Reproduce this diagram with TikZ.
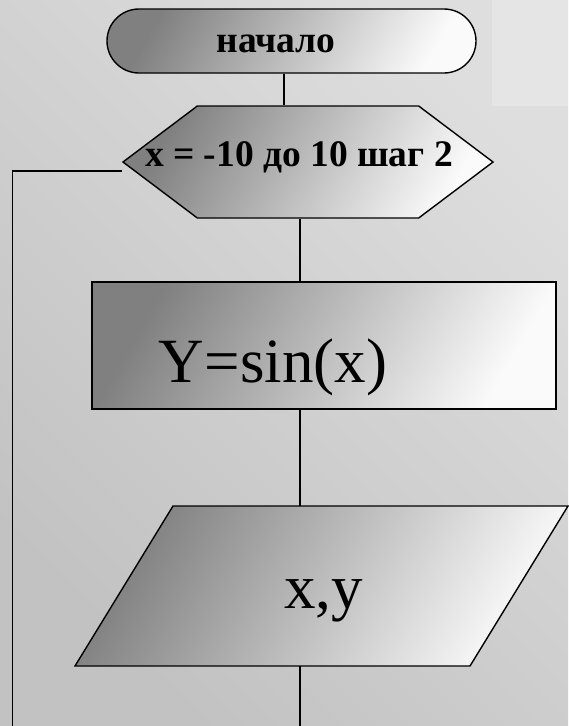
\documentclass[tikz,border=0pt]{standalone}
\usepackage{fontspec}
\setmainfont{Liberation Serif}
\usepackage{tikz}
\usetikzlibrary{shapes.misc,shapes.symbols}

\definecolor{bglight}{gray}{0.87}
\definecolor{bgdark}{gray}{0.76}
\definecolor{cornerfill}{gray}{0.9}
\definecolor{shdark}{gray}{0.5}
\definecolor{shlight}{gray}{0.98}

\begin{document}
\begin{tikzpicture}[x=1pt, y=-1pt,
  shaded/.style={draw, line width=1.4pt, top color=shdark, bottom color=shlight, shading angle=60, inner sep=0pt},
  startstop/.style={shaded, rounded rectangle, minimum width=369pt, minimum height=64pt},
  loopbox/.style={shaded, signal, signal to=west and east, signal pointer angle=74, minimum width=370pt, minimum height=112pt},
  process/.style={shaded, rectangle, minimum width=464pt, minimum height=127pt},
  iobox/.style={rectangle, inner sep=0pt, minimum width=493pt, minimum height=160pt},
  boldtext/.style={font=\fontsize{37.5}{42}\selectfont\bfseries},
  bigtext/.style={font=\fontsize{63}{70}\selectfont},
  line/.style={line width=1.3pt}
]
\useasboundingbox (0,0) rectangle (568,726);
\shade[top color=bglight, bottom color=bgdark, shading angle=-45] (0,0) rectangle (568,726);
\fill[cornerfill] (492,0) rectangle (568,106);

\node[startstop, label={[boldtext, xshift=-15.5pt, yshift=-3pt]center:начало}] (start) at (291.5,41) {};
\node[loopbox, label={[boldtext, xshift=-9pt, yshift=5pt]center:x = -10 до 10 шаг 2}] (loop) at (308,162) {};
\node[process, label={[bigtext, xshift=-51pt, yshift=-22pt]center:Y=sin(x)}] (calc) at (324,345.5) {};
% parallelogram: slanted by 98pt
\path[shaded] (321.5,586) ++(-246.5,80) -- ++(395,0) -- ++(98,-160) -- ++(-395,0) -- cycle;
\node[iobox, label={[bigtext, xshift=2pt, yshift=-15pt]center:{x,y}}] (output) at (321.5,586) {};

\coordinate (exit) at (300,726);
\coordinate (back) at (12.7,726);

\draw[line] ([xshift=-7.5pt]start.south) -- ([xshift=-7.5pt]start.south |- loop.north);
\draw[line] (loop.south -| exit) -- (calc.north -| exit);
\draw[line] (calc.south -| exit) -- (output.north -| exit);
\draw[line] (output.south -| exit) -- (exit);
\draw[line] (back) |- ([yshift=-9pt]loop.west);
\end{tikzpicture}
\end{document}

------------------------------

- **EXERCISE**
Copy out all the data without changing anything, and drop the pictures.

- **TASK ANSWER**
Reproduce this diagram with TikZ.
\documentclass[tikz,border=0pt]{standalone}
\usepackage{fontspec}
\setmainfont{Liberation Serif}
\usepackage{tikz}
\usetikzlibrary{shapes.misc,shapes.symbols}

\definecolor{bglight}{gray}{0.87}
\definecolor{bgdark}{gray}{0.76}
\definecolor{cornerfill}{gray}{0.9}
\definecolor{shdark}{gray}{0.5}
\definecolor{shlight}{gray}{0.98}

\begin{document}
\begin{tikzpicture}[x=1pt, y=-1pt,
  shaded/.style={draw, line width=1.4pt, top color=shdark, bottom color=shlight, shading angle=60, inner sep=0pt},
  startstop/.style={shaded, rounded rectangle, minimum width=369pt, minimum height=64pt},
  loopbox/.style={shaded, signal, signal to=west and east, signal pointer angle=74, minimum width=370pt, minimum height=112pt},
  process/.style={shaded, rectangle, minimum width=464pt, minimum height=127pt},
  iobox/.style={rectangle, inner sep=0pt, minimum width=493pt, minimum height=160pt},
  boldtext/.style={font=\fontsize{37.5}{42}\selectfont\bfseries},
  bigtext/.style={font=\fontsize{63}{70}\selectfont},
  line/.style={line width=1.3pt}
]
\useasboundingbox (0,0) rectangle (568,726);
\shade[top color=bglight, bottom color=bgdark, shading angle=-45] (0,0) rectangle (568,726);
\fill[cornerfill] (492,0) rectangle (568,106);

\node[startstop, label={[boldtext, xshift=-15.5pt, yshift=-3pt]center:начало}] (start) at (291.5,41) {};
\node[loopbox, label={[boldtext, xshift=-9pt, yshift=5pt]center:x = -10 до 10 шаг 2}] (loop) at (308,162) {};
\node[process, label={[bigtext, xshift=-51pt, yshift=-22pt]center:Y=sin(x)}] (calc) at (324,345.5) {};
% parallelogram: slanted by 98pt
\path[shaded] (321.5,586) ++(-246.5,80) -- ++(395,0) -- ++(98,-160) -- ++(-395,0) -- cycle;
\node[iobox, label={[bigtext, xshift=2pt, yshift=-15pt]center:{x,y}}] (output) at (321.5,586) {};

\coordinate (exit) at (300,726);
\coordinate (back) at (12.7,726);

\draw[line] ([xshift=-7.5pt]start.south) -- ([xshift=-7.5pt]start.south |- loop.north);
\draw[line] (loop.south -| exit) -- (calc.north -| exit);
\draw[line] (calc.south -| exit) -- (output.north -| exit);
\draw[line] (output.south -| exit) -- (exit);
\draw[line] (back) |- ([yshift=-9pt]loop.west);
\end{tikzpicture}
\end{document}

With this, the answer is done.